I'm reading Steve Martin's memoir, which has already produced two points of contact with this blog's fixations. The first is Martin's youthful encounter with screenwriter Dalton Trumbo, whose Hollywood Ten experience figures in the Carey McWilliams bio and California Culture class. Martin dated Trumbo's daughter Mitzi, it turns out. I didn't know that Trumbo smoked pot in an effort to cut down on his drinking, or that he smoked it like a cigar, puffing more than inhaling, and therefore never got high. Duly noted.
I was aware of the Martin-Trumbo connection from the recent New Yorker excerpt, but I had no idea that Martin also knew Victoria Dailey, lead author of LA's Early Moderns (see my Amazon.com review on your starboard). Here's the relevant passage from Born Standing Up.

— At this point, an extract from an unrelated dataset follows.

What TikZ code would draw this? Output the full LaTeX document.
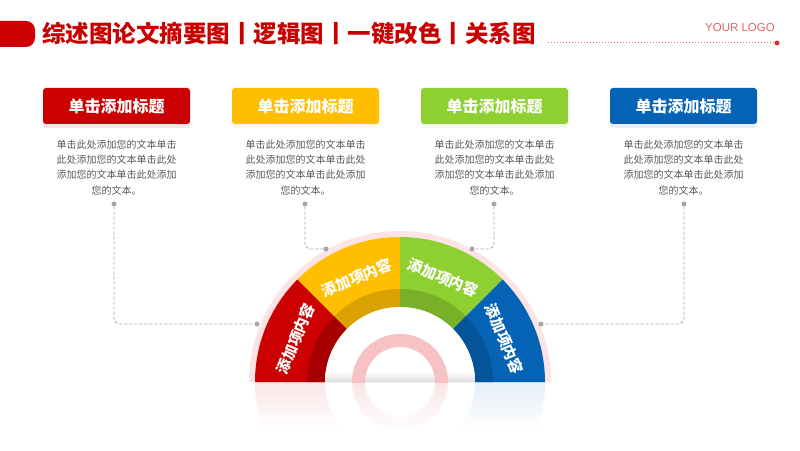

Victoria was a young rare-book-and-print dealer in Los Angeles whom I had stumbled upon in my collecting quests ... and over the next few years we cemented an enduring relationship that has been complex and rewarding. We have been connected over the past thirty years intellectually, aesthetically, and seemingly, gravitationally. In my latest conversation with her, I complimented her recent essay on early Southern California history. I said, "Do you realize you're going to be studied one day?" She replied, "Only one day?" (158-59).
As it turns out, I was at the UCLA Library when Victoria and her co-authors discussed LA's Early Moderns. One of her co-authors was Michael Dawson, who graciously invited me to speak about McWilliams at his cool Los Angeles bookstore/gallery.